Ingram read seemingly angry selections from a stack of papers that he said were pulled from an online “blog or chatroom” allegedly written by Culley, in which the defendant referenced making the news by striking back at his enemies with firearms, including a sentence about shooting someone in the foot.

“‘I yearn for the day when I can go to the signs at each end of town and replace the M’s with an R, and replace the ‘Population of 300 plus 1’ with a ‘1’’” Ingram read.

Culley is known around Montello as “Ron Tello.” Ingram interpreted Culley’s online remarks as a wish to wipe out everyone in town, leaving only himself.

Woodbury conceded Culley’s writings were odd, but he argued they shouldn’t be taken seriously.

“This nonsensical talk … is this defendant in a nutshell,” Woodbury said to the judge. “You’ve sat here all day and listened to him and he just yaps. But there is no threat to it at all.”

Simons sided with Ingram and ordered Culley’s bail to remain the same.
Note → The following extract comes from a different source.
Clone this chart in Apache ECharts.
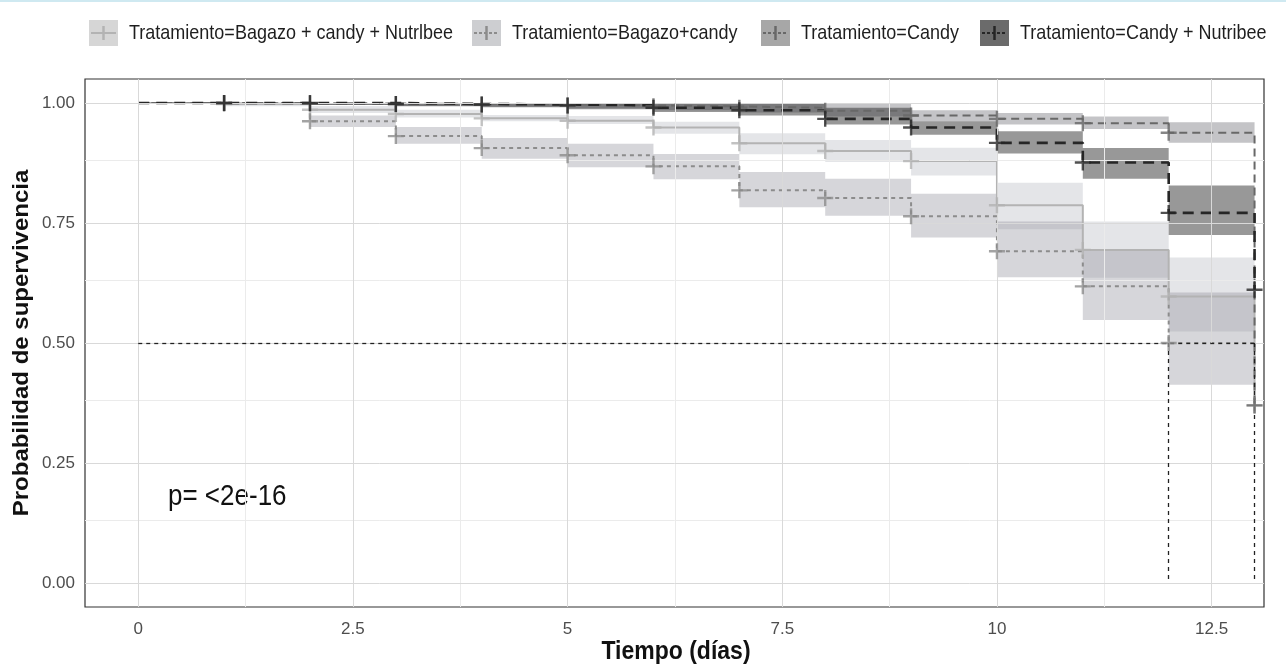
<!DOCTYPE html>
<html><head><meta charset="utf-8">
<script src="https://cdn.jsdelivr.net/npm/echarts@6/dist/echarts.min.js"></script>
<style>html,body{margin:0;padding:0;background:#fff}#c{width:1286px;height:666px}</style>
</head><body><div id="c"></div>
<script>
// ---------- data ----------
const groupNames = ['Tratamiento=Bagazo + candy + Nutrlbee', 'Tratamiento=Bagazo+candy', 'Tratamiento=Candy', 'Tratamiento=Candy + Nutribee'];
const times = [0, 1, 2, 3, 4, 5, 6, 7, 8, 9, 10, 11, 12];
const endTime = 13;

const surv1 = [1.0, 0.998, 0.986, 0.977, 0.968, 0.963, 0.949, 0.916, 0.900, 0.879, 0.787, 0.694, 0.597];
const low1  = [1.0, 0.993, 0.979, 0.970, 0.962, 0.956, 0.936, 0.893, 0.877, 0.849, 0.737, 0.636, 0.524];
const up1   = [1.0, 1.0,   0.994, 0.986, 0.975, 0.973, 0.961, 0.937, 0.923, 0.907, 0.834, 0.753, 0.678];
const end1  = 0.37;

const surv2 = [1.0, 1.0, 0.962, 0.931, 0.906, 0.891, 0.868, 0.818, 0.802, 0.764, 0.691, 0.618, 0.5];
const low2  = [1.0, 1.0, 0.950, 0.915, 0.884, 0.866, 0.841, 0.783, 0.765, 0.720, 0.637, 0.548, 0.413];
const up2   = [1.0, 1.0, 0.974, 0.950, 0.927, 0.915, 0.894, 0.856, 0.842, 0.811, 0.753, 0.694, 0.605];
const end2  = 0.5;

const surv3 = [1.0, 1.0, 0.999, 0.998, 0.997, 0.995, 0.993, 0.990, 0.984, 0.974, 0.967, 0.958, 0.938];
const low3  = [1.0, 1.0, 0.996, 0.994, 0.992, 0.989, 0.985, 0.980, 0.972, 0.962, 0.955, 0.946, 0.917];
const up3   = [1.0, 1.0, 1.0,   1.0,   1.0,   1.0,   1.0,   1.0,   0.998, 0.985, 0.979, 0.972, 0.960];
const end3  = 0.37;

const surv4 = [1.0, 1.0, 1.0, 0.998, 0.997, 0.995, 0.990, 0.985, 0.967, 0.949, 0.917, 0.876, 0.771];
const low4  = [1.0, 0.997, 0.996, 0.993, 0.991, 0.987, 0.981, 0.974, 0.955, 0.934, 0.895, 0.842, 0.725];
const up4   = [1.0, 1.0,   1.0,   1.0,   1.0,   1.0,   1.0,   0.998, 0.990, 0.962, 0.941, 0.906, 0.828];
const end4  = 0.611;

const xTicks = [0, 2.5, 5, 7.5, 10, 12.5];
const xMinor = [1.25, 3.75, 6.25, 8.75, 11.25];
const yTicks = [0, 0.25, 0.5, 0.75, 1];
const yMinor = [0.125, 0.375, 0.625, 0.875];
const medianY = 0.5;
const medianTimes = [12, 13];
const pText = 'p= <2e-16';
const xTitle = 'Tiempo (días)';
const yTitle = 'Probabilidad de supervivencia';

// ---------- styles ----------
const groups = [
  {surv: surv1, low: low1, up: up1, end: end1, color: '#b3b3b3', band: 'rgba(172,174,184,0.32)', dash: 'solid', w: 2, key: '#d6d6d6'},
  {surv: surv2, low: low2, up: up2, end: end2, color: '#8c8c8c', band: 'rgba(140,142,152,0.36)', dash: [4, 4], w: 2, key: '#cdced1'},
  {surv: surv3, low: low3, up: up3, end: end3, color: '#686868', band: 'rgba(100,100,108,0.38)', dash: [8, 5], w: 2, key: '#a7a7a7'},
  {surv: surv4, low: low4, up: up4, end: end4, color: '#262626', band: 'rgba(40,40,40,0.48)', dash: [11, 7], w: 2.6, key: '#6b6b6b'}
];
const crossPath = 'path://M8.5,0h3v20h-3z M0,8.5h20v3h-20z';
const FONT = 'Liberation Sans, Arial, sans-serif';

const chart = echarts.init(document.getElementById('c'), null, {renderer: 'canvas'});
const series = [];

// grid lines via markLine on a hidden series
series.push({
  type: 'line', data: [], silent: true, z: 0,
  markLine: {
    silent: true, symbol: 'none', animation: false, label: {show: false},
    data: [
      ...xMinor.map(v => ({xAxis: v, lineStyle: {color: '#ebebeb', width: 1, type: 'solid'}})),
      ...yMinor.map(v => ({yAxis: v, lineStyle: {color: '#ebebeb', width: 1, type: 'solid'}})),
      ...xTicks.map(v => ({xAxis: v, lineStyle: {color: '#d9d9d9', width: 1, type: 'solid'}})),
      ...yTicks.map(v => ({yAxis: v, lineStyle: {color: '#d9d9d9', width: 1, type: 'solid'}}))
    ]
  }
});

// confidence bands (step polygons)
groups.forEach((g) => {
  series.push({
    type: 'custom', silent: true, z: 1,
    data: [[0]],
    renderItem: function (params, api) {
      const upper = [], lower = [];
      times.forEach((t, i) => {
        upper.push(api.coord([t, g.up[i]]));
        upper.push(api.coord([t + 1, g.up[i]]));
        lower.push(api.coord([t, g.low[i]]));
        lower.push(api.coord([t + 1, g.low[i]]));
      });
      const pts = upper.concat(lower.reverse());
      return {type: 'polygon', shape: {points: pts}, style: {fill: g.band, stroke: null}};
    }
  });
});

// survival step lines
groups.forEach((g) => {
  const d = times.map((t, i) => [t, g.surv[i]]);
  d.push([endTime, g.end]);
  series.push({
    type: 'line', step: 'end', data: d, showSymbol: false, silent: true, z: 3,
    lineStyle: {color: g.color, width: g.w, type: g.dash}
  });
});

// median lines
series.push({
  type: 'line', data: [], silent: true, z: 4,
  markLine: {
    silent: true, symbol: 'none', animation: false, label: {show: false},
    lineStyle: {color: '#222', width: 1.3, type: [4, 4]},
    data: [
      [{coord: [0, medianY]}, {coord: [endTime, medianY]}],
      ...medianTimes.map(t => [{coord: [t, medianY]}, {coord: [t, 0]}])
    ]
  }
});

// censor marks
groups.forEach((g) => {
  const d = times.slice(1).map((t, i) => [t, g.surv[i + 1]]);
  if (g.end !== g.surv[g.surv.length - 1]) d.push([endTime, g.end]);
  series.push({
    type: 'scatter', data: d, symbol: crossPath, symbolSize: 16, silent: true, z: 5,
    itemStyle: {color: g.color}
  });
});

// legend as graphic
const keyX = [89, 472, 761, 980];
const legend = [];
groups.forEach((g, i) => {
  const kx = keyX[i], ky = 20, kw = 29, kh = 26;
  legend.push({type: 'rect', shape: {x: kx, y: ky, width: kw, height: kh}, style: {fill: g.key}});
  legend.push({type: 'line', shape: {x1: kx + 2, y1: ky + kh / 2, x2: kx + kw - 2, y2: ky + kh / 2},
    style: {stroke: g.color, lineWidth: 2, lineDash: g.dash === 'solid' ? null : [3, 2]}});
  legend.push({type: 'line', shape: {x1: kx + kw / 2, y1: ky + kh / 2 - 7, x2: kx + kw / 2, y2: ky + kh / 2 + 7},
    style: {stroke: g.color, lineWidth: 2.5}});
  legend.push({type: 'text', x: kx + kw + 11, y: ky + kh / 2, scaleY: 1.12,
    style: {text: groupNames[i], font: '18px ' + FONT, fill: '#1e1e1e', textVerticalAlign: 'middle'}});
});

chart.setOption({
  animation: false,
  backgroundColor: '#fff',
  grid: {left: 85, right: 22, top: 79, bottom: 59, containLabel: false, outerBoundsMode: 'none',
    show: true, borderColor: '#333', borderWidth: 1.2, backgroundColor: 'transparent'},
  xAxis: {
    type: 'value', min: -0.62, max: 13.11,
    axisLine: {show: false},
    splitLine: {show: false},
    axisTick: {show: true, length: 5, lineStyle: {color: '#333'}, customValues: xTicks},
    axisLabel: {fontFamily: FONT, fontSize: 17, color: '#4d4d4d', margin: 14, customValues: xTicks, formatter: v => String(v)}
  },
  yAxis: {
    type: 'value', min: -0.05, max: 1.05,
    axisLine: {show: false},
    splitLine: {show: false},
    axisTick: {show: true, length: 5, lineStyle: {color: '#333'}, customValues: yTicks},
    axisLabel: {fontFamily: FONT, fontSize: 17, color: '#4d4d4d', margin: 10, customValues: yTicks, formatter: v => v.toFixed(2)}
  },
  graphic: [
    {type: 'rect', shape: {x: 0, y: 0, width: 1286, height: 2}, style: {fill: '#cfe9f1'}},
    ...legend,
    {type: 'text', x: 168, y: 497, scaleY: 1.1, style: {text: pText, font: '26px ' + FONT, fill: '#111', textVerticalAlign: 'middle'}},
    {type: 'text', x: 676, y: 652, scaleY: 1.1, style: {text: xTitle, font: 'bold 23px ' + FONT, fill: '#111', textAlign: 'center', textVerticalAlign: 'middle'}},
    {type: 'text', x: 22, y: 343, rotation: Math.PI / 2, scaleX: 1.09, style: {text: yTitle, font: 'bold 22px ' + FONT, fill: '#111', textAlign: 'center', textVerticalAlign: 'middle'}}
  ],
  series: series
});
</script></body></html>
Woodbury, sitting closest to Culley throughout the hearing, was the recipient of most of the defendant’s “yaps.”

At one point in the prosecution’s direct examination of the victim, Woodbury — whom Culley simply referred to as “counselor” — asked the judge for a moment, during which he told his client to stop whispering at him so he could hear the witness’ testimony.

Even after Woodbury reprimanded him for talking, Culley maintained a noticeable presence in the courtroom with nonverbal gestures and facial expressions. Culley frequently looked back at the few people sitting in the courtroom gallery and cocked an eyebrow, smiled, or furrowed his forehead. The defendant fidgeted throughout the trial, at times craned his neck to see evidence, and made exaggerated head nods in agreement or wild head shakes in rebuff, depending on that moment’s testimony.

Before the hearing began and during breaks, Culley bantered with anyone in earshot. At various points he told a lawyer joke, tried to bum a cigarette, claimed the Beatles were merely John Lennon’s first back-up band, and made sure the Free Press knew not only his “Ron Tello” moniker but also its proper spelling.